Whether it is legal or not, LEO’s will still be on the front lines when it comes to dealing with people who are drunk and on drugs. Nobody’s going to call Skeeter’s AA sponsor when he shows up at the bar 47 hours into his meth binge, pisses on someone’s car and then decides to fight the first person to confront him about this behavior. Cops will be dealing with that no matter how the substances he consumed are scheduled by the DEA.
The question is whether or not social outcomes will be improved with legalization. I know of more than a few people who NEEDED that jail time to turn their life around. I know of a few people who didn’t.

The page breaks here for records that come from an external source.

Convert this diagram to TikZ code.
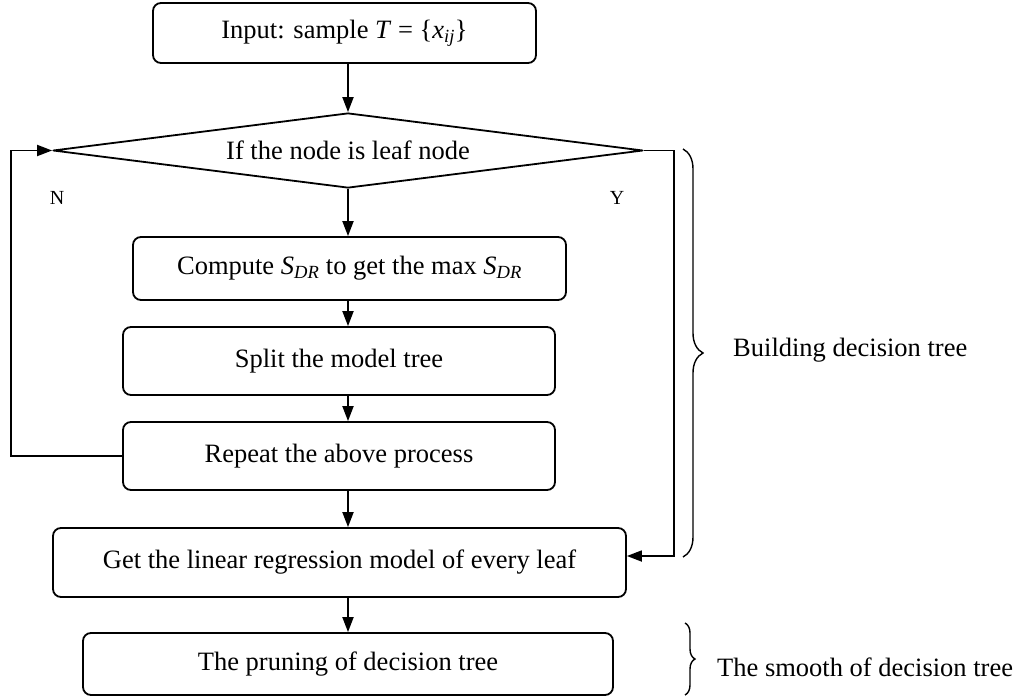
\documentclass[tikz,border=0pt]{standalone}
\usepackage{fontspec}
\setmainfont{Liberation Serif}
\usetikzlibrary{shapes.geometric,arrows.meta,decorations.pathreplacing}
\begin{document}
\begin{tikzpicture}[x=1pt,y=-1pt,
  font=\fontsize{26.5}{30}\selectfont,
  box/.style={draw,line width=1.8pt,rounded corners=8pt,inner sep=0pt,align=center},
  arr/.style={line width=1.8pt,-{Triangle[length=15pt,width=11pt]}},
  lbl/.style={inner sep=0pt},
  yn/.style={inner sep=0pt,font=\fontsize{20}{24}\selectfont},
  brc/.style={decorate,decoration={brace,amplitude=#1},line width=1.4pt}]
\useasboundingbox (0,0) rectangle (1017,699);
% nodes
\node[box,minimum width=383pt,minimum height=60pt] (in) at (344.5,33)
  {Input: sample \textit{T} = \{\textit{x}\textsubscript{\textit{ij}}\}};
\node[draw,diamond,shape aspect=7.87,minimum width=590pt,minimum height=75pt,
  inner sep=0pt,line width=1.8pt,line join=round] (dia) at (348,150.5)
  {If the node is leaf node};
\node[box,minimum width=433pt,minimum height=63pt] (cmp) at (349.5,268.5)
  {Compute \textit{S}\textsubscript{\textit{DR}} to get the max \textit{S}\textsubscript{\textit{DR}}};
\node[box,minimum width=432pt,minimum height=68pt] (spl) at (339,361)
  {Split the model tree};
\node[box,minimum width=432pt,minimum height=68pt] (rep) at (339,456)
  {Repeat the above process};
\node[box,minimum width=573pt,minimum height=69pt] (get) at (339.5,562.5)
  {Get the linear regression model of every leaf};
\node[box,minimum width=530pt,minimum height=62pt] (prn) at (348,664)
  {The pruning of decision tree};
\node[yn] (nlab) at (57,198) {N};
\node[yn] (ylab) at (617,198) {Y};
\node[lbl,anchor=west] (blab) at (733,350) {Building decision tree};
\node[lbl,anchor=west] (slab) at (717,667) {The smooth of decision tree};
% vertical arrows
\draw[arr] (in.south -| dia.north) -- (dia.north);
\draw[arr] (dia.south) -- (cmp.north -| dia.south);
\draw[arr] (cmp.south -| dia.south) -- (spl.north -| dia.south);
\draw[arr] (spl.south -| dia.south) -- (rep.north -| dia.south);
\draw[arr] (rep.south -| dia.south) -- (get.north -| dia.south);
\draw[arr] (get.south -| dia.south) -- (prn.north -| dia.south);
% loops
\coordinate (nl) at (11,456);
\draw[arr,rounded corners=0pt] (rep.west) -- (nl) |- (dia.west);
\coordinate (yl) at (674,556);
\draw[arr] (dia.east) -| (yl) -- (yl -| get.east);
% braces
\coordinate (b1t) at (683,149);
\coordinate (b1b) at (683,557);
\draw[brc=20pt] (b1t) -- (b1b);
\coordinate (b2t) at (685,623);
\coordinate (b2b) at (685,695);
\draw[brc=10pt] (b2t) -- (b2b);
\end{tikzpicture}
\end{document}
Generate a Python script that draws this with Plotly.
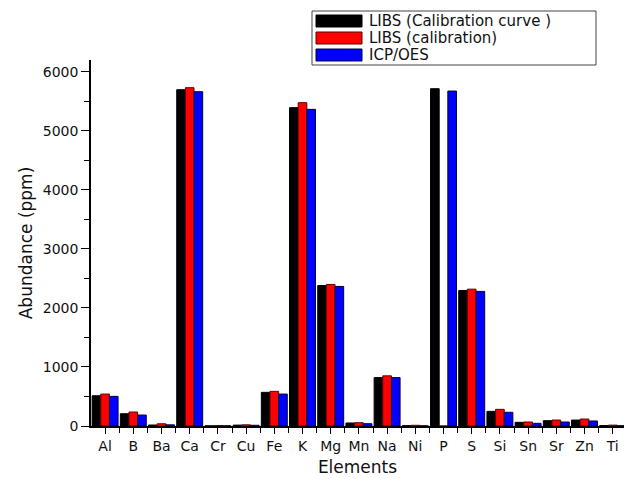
import plotly.graph_objects as go

categories = ["Al", "B", "Ba", "Ca", "Cr", "Cu", "Fe", "K", "Mg", "Mn",
              "Na", "Ni", "P", "S", "Si", "Sn", "Sr", "Zn", "Ti"]
libs_curve = [513, 208, 17, 5697, 2, 15, 570, 5393, 2380, 51,
              820, 5, 5714, 2296, 248, 62, 90, 101, 8]
libs_calib = [541, 237, 38, 5731, 8, 20, 587, 5477, 2398, 56,
              850, 12, 0, 2318, 282, 68, 101, 118, 15]
icp_oes = [502, 186, 20, 5663, 3, 12, 541, 5364, 2364, 39,
           820, 3, 5674, 2280, 232, 45, 68, 85, 5]
series_names = ["LIBS (Calibration curve )", "LIBS (calibration)", "ICP/OES"]
series_colors = ["#000000", "#ff0000", "#0000ff"]
edge_colors = ["#000000", "#600000", "#000040"]
y_ticks = [0, 1000, 2000, 3000, 4000, 5000, 6000]

W, H = 624, 479
ML, MR, MT, MB = 91, 0, 60, 53
x_idx = list(range(len(categories)))

fig = go.Figure()
for vals, name, col, ec in zip([libs_curve, libs_calib, icp_oes], series_names, series_colors, edge_colors):
    fig.add_trace(go.Bar(x=x_idx, y=vals, name=name, marker=dict(color=col, line=dict(color=ec, width=1)),
                         showlegend=False))

font = "DejaVu Sans, Verdana, sans-serif"
fig.update_layout(
    width=W, height=H, margin=dict(l=ML, r=MR, t=MT, b=MB),
    paper_bgcolor="white", plot_bgcolor="white",
    barmode="group", bargap=0.08, bargroupgap=0,
    font=dict(family=font, size=13, color="#111"),
)
fig.update_xaxes(
    range=[-0.5, 18.4], tickvals=x_idx, ticktext=categories,
    showline=True, linecolor="black", linewidth=1.5, showgrid=False, zeroline=False,
    ticks="outside", ticklen=6, tickwidth=1, tickcolor="black",
    minor=dict(tickvals=[i + 0.5 for i in x_idx], ticks="outside", ticklen=5, tickwidth=1, tickcolor="black"),
    tickfont=dict(size=14), title=dict(text="Elements", font=dict(size=17), standoff=9),
)
fig.update_yaxes(
    range=[0, 6200], tickvals=y_ticks,
    showline=True, linecolor="black", linewidth=1.5, showgrid=False, zeroline=False,
    ticks="outside", ticklen=8, tickwidth=1, tickcolor="black",
    minor=dict(dtick=500, ticks="outside", ticklen=5, tickwidth=1, tickcolor="black"),
    tickfont=dict(size=14), title=dict(text="Abundance (ppm)", font=dict(size=17), standoff=6),
)

pw, ph = W - ML - MR, H - MT - MB
def px(x):
    return (x - ML) / pw
def py(y):
    return (H - MB - y) / ph

shapes = [dict(type="rect", xref="paper", yref="paper", x0=px(312), x1=px(596), y0=py(65), y1=py(11),
               line=dict(color="#444", width=1), fillcolor="white", layer="above")]
annotations = []
rows = [21, 38, 55]
for name, col, ec, ry in zip(series_names, series_colors, edge_colors, rows):
    shapes.append(dict(type="rect", xref="paper", yref="paper", x0=px(316), x1=px(362),
                       y0=py(ry + 6), y1=py(ry - 6), fillcolor=col, line=dict(color=ec, width=1), layer="above"))
    annotations.append(dict(xref="paper", yref="paper", x=px(367), y=py(ry), text=name, showarrow=False,
                            xanchor="left", yanchor="middle", font=dict(size=15, family=font, color="#111")))
fig.update_layout(shapes=shapes, annotations=annotations)
fig.write_html("out.html")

If we could somehow use fewer public resources to produce overall better outcomes, I’d be on board with it. Knowing what I know about people who are in to hard drugs, I’m not sure making any of these things more accessible, less expensive or limiting their consequences will actually accomplish any of these things.
I also don’t really think it is appropriate to extrapolate the reasoning behind alcohol, tobacco and marijuana policy to hard drugs. I’ve known a few junkies, meth heads and coke addicts over the years, and the behavior that goes along with those drugs is, in my experience, much more destructive to self and others than your typical bar patron or joe six pack.
That said, there’s plenty of horrible stuff that goes hand-in-hand with alcohol, and I’m not trying to understate the severity of alcohol problems. What I’m saying is the percentage of people who use alcohol without major problems is much, much greater than the people can keep their shit together on meth, crack, heroin and other hard drugs.